Roll Call’s Nathan Gonzales looks at a fascinating convergence of swing congressional races and hotly competitive presidential general election battlegrounds setting up this year:
It’s going to be hard for most House races to get any attention this year, with a competitive presidential race and the fight for control of the Senate. But a handful of districts have the luxury of not only hosting a competitive House race, but also being swing areas of presidential battleground states.
In states such as New York, California or Minnesota, House strategists and campaigns are largely on their own to motivate voters and get them to the polls. But in a few districts, House strategists and candidates can focus on persuading voters, since the presidential nominees, national parties and, in some cases, the Senate campaigns will have done the heavy lifting to get out the vote…

Topping the list of districts with the dual variables of a hot congressional race and competition for presidential votes? The perennial marquee face-off in Colorado’s 6th Congressional District:
Colorado’s 6th District: Democratic state Sen. Morgan Carroll is challenging GOP Rep. Mike Coffman in this Aurora-based swing district of an emerging swing state. President George W. Bush carried the district 54-45 percent in 2004 and President Barack Obama won it in 2008 (54-45 percent) and 2012 (52-46 percent). Each outcome was nearly identical to the statewide outcome. Colorado’s 9 electoral votes are likely up for grabs in November. House Race Rating: Leans Republican. Presidential Rating: Tossup.

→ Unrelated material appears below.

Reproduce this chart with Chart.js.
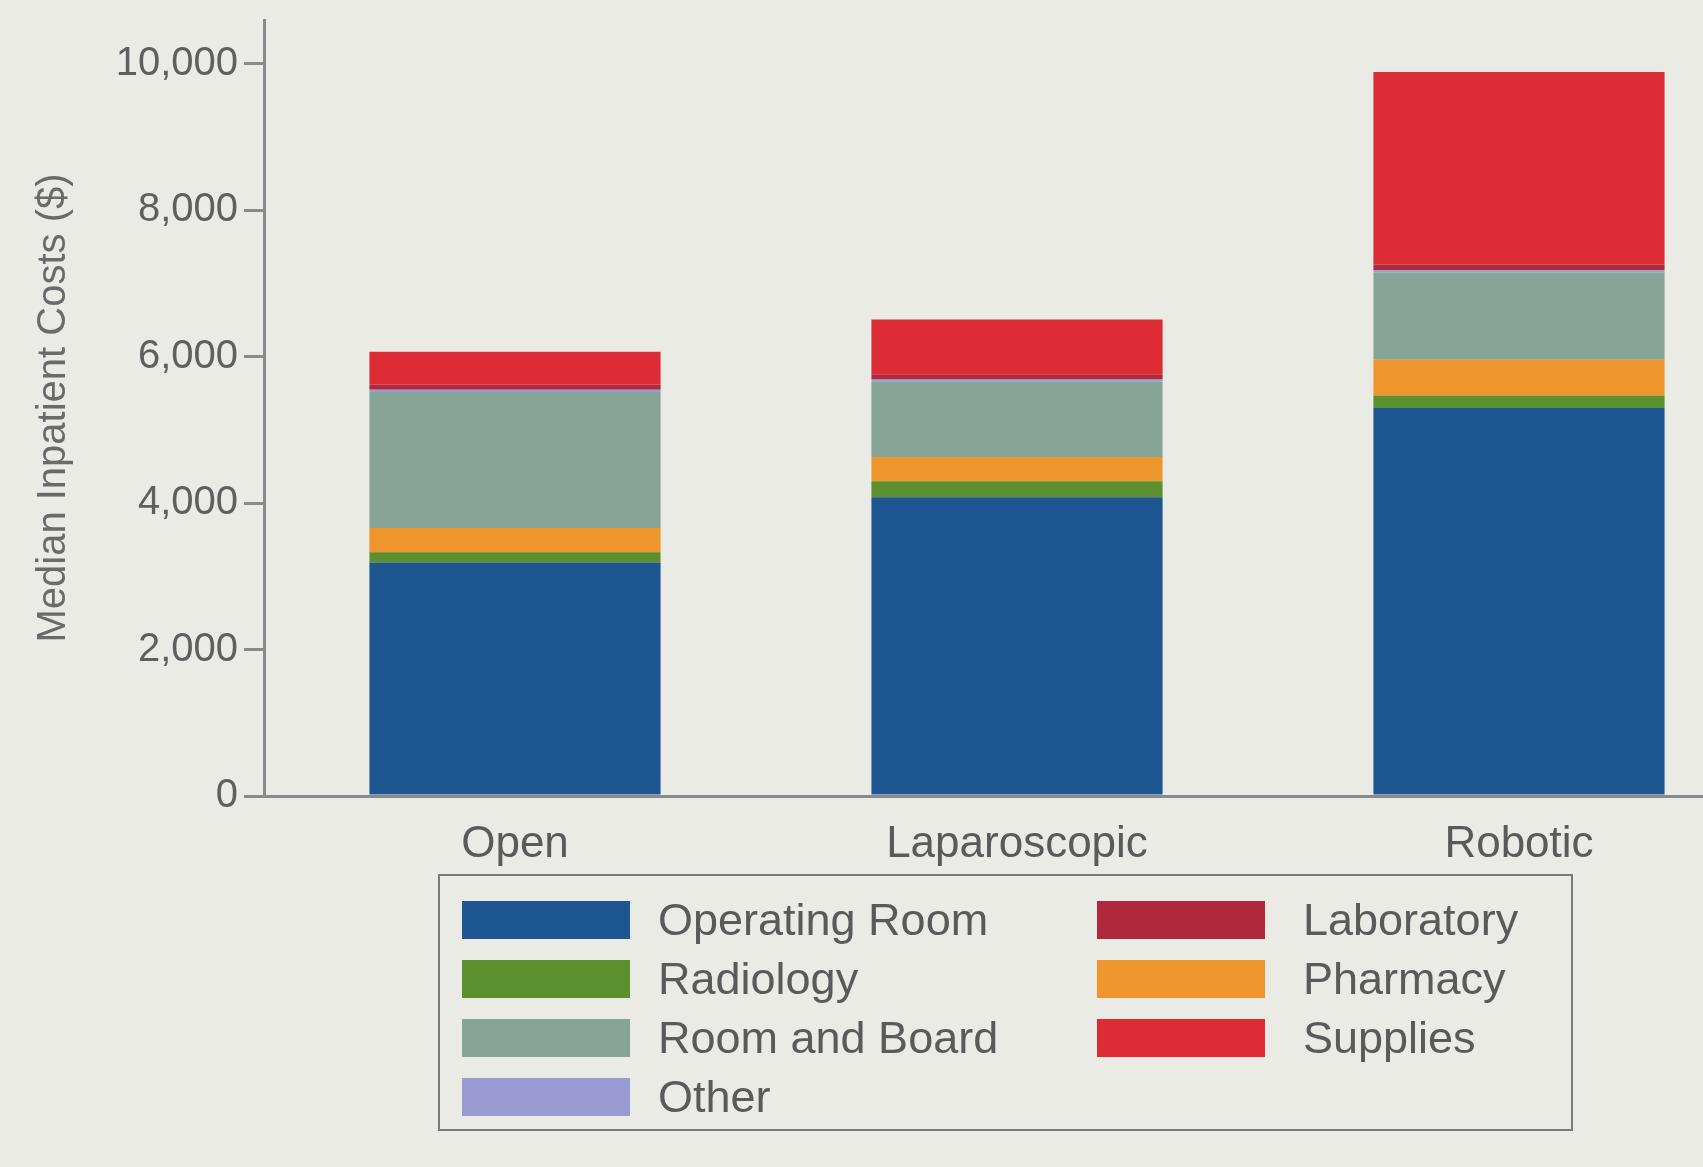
<!DOCTYPE html>
<html>
<head>
<meta charset="utf-8">
<script src="https://cdn.jsdelivr.net/npm/chart.js@4/dist/chart.umd.min.js"></script>
<style>
  html, body { margin: 0; padding: 0; background: #ebebe5; overflow: hidden; }
  #wrap { position: relative; width: 1703px; height: 1167px; overflow: hidden; }
  #c { position: absolute; left: 0; top: 0; }
  #legend {
    position: absolute; left: 438px; top: 874px; width: 1135px; height: 257px;
    border: 2px solid #7a7a7a; box-sizing: border-box;
    display: grid; grid-template-columns: 635px 500px; grid-template-rows: repeat(4, 59px);
    grid-auto-flow: column; padding-top: 14px;
    font-family: "Liberation Sans", Arial, sans-serif; font-size: 45px; color: #5a5a5a;
  }
  .item { display: flex; align-items: center; white-space: nowrap; }
  .sw { width: 168px; height: 38px; margin-left: 22px; margin-right: 28px; flex: none; }
  .item.c2 .sw { margin-right: 38px; }
</style>
</head>
<body>
<div id="wrap">
  <canvas id="c" width="1770" height="1167"></canvas>
  <div id="legend"></div>
</div>
<script>
const categories = ['Open', 'Laparoscopic', 'Robotic'];
const operatingRoom = [3190, 4080, 5300];
const radiology = [140, 220, 170];
const pharmacy = [330, 330, 490];
const roomAndBoard = [1860, 1030, 1190];
const other = [30, 30, 30];
const laboratory = [70, 70, 80];
const supplies = [450, 750, 2630];
const yTicks = [0, 2000, 4000, 6000, 8000, 10000];
const legendOrder = ['Operating Room', 'Radiology', 'Room and Board', 'Other', 'Laboratory', 'Pharmacy', 'Supplies'];

const datasets = [
  { label: 'Operating Room', data: operatingRoom, backgroundColor: '#1e5692' },
  { label: 'Radiology', data: radiology, backgroundColor: '#5c8f2e' },
  { label: 'Pharmacy', data: pharmacy, backgroundColor: '#ee952e' },
  { label: 'Room and Board', data: roomAndBoard, backgroundColor: '#86a596' },
  { label: 'Other', data: other, backgroundColor: '#9b9bd4' },
  { label: 'Laboratory', data: laboratory, backgroundColor: '#b0283c' },
  { label: 'Supplies', data: supplies, backgroundColor: '#dd2c36' }
];

const chart = new Chart(document.getElementById('c'), {
  type: 'bar',
  data: { labels: categories, datasets: datasets },
  options: {
    responsive: false,
    animation: false,
    layout: { padding: { top: 20, right: 0, left: 26, bottom: 0 } },
    datasets: { bar: { categoryPercentage: 1, barPercentage: 0.58, borderWidth: 0 } },
    plugins: { legend: { display: false }, tooltip: { enabled: false } },
    scales: {
      x: {
        stacked: true,
        grid: { display: false, drawTicks: false },
        border: { display: true, color: '#8a8a8a', width: 3 },
        ticks: { color: '#5a5a5a', padding: 22, font: { family: 'Liberation Sans', size: 44 } },
        afterFit: (s) => { s.height = 371; }
      },
      y: {
        stacked: true,
        min: 0,
        max: 10600,
        afterBuildTicks: (s) => { s.ticks = yTicks.map(v => ({ value: v })); },
        grid: { drawOnChartArea: false, drawTicks: true, tickLength: 20, color: '#8a8a8a', lineWidth: 3 },
        border: { display: true, color: '#8a8a8a', width: 3 },
        ticks: {
          color: '#5f5f5f', padding: 6,
          font: { family: 'Liberation Sans', size: 40 },
          callback: (v) => v.toLocaleString('en-US')
        },
        title: {
          display: true, text: 'Median Inpatient Costs ($)', color: '#6a6a6a',
          font: { family: 'Liberation Sans', size: 40 }, padding: { bottom: 8 }
        },
        afterFit: (s) => { s.width = 238; s.paddingTop = 0; }
      }
    }
  }
});

const legendEl = document.getElementById('legend');
legendOrder.forEach((name, i) => {
  const ds = chart.data.datasets.find(d => d.label === name);
  const item = document.createElement('div');
  item.className = 'item' + (i >= 4 ? ' c2' : '');
  const sw = document.createElement('span');
  sw.className = 'sw';
  sw.style.background = ds.backgroundColor;
  const tx = document.createElement('span');
  tx.textContent = ds.label;
  item.appendChild(sw);
  item.appendChild(tx);
  legendEl.appendChild(item);
});
</script>
</body>
</html>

In these numbers, you can see plainly why CD-6 and Rep. Mike Coffman is a top target for Democrats year after year, and especially in presidential election years. Coffman has managed to hold on to his swing seat, even as Barack Obama has won in the same district. For reasons we still can’t quite puzzle out, Coffman survived publicly disparaging Obama’s citizenship in 2012, claiming the President of the United States “is just not an American.”
Obviously though, this is a dangerous game for Coffman. Each election cycle since his district was remade into a competitive battleground in 2011 has been a fraught affair, with Coffman evading his long hard-right record just long enough to win–easier to accomplish in midterms than presidential years. In 2012 a relatively unknown and underfunded challenger came within two points of beating Coffman, proving what the combination of a presidential election year and Coffman’s own liabilities could result in.
For 2016, add Coffman’s most formidable challenge ever to the mix.
And then add Donald Trump.
As Coffman’s “first choice” Marco Rubio fades to black, questions he does not want to answer are becoming urgent.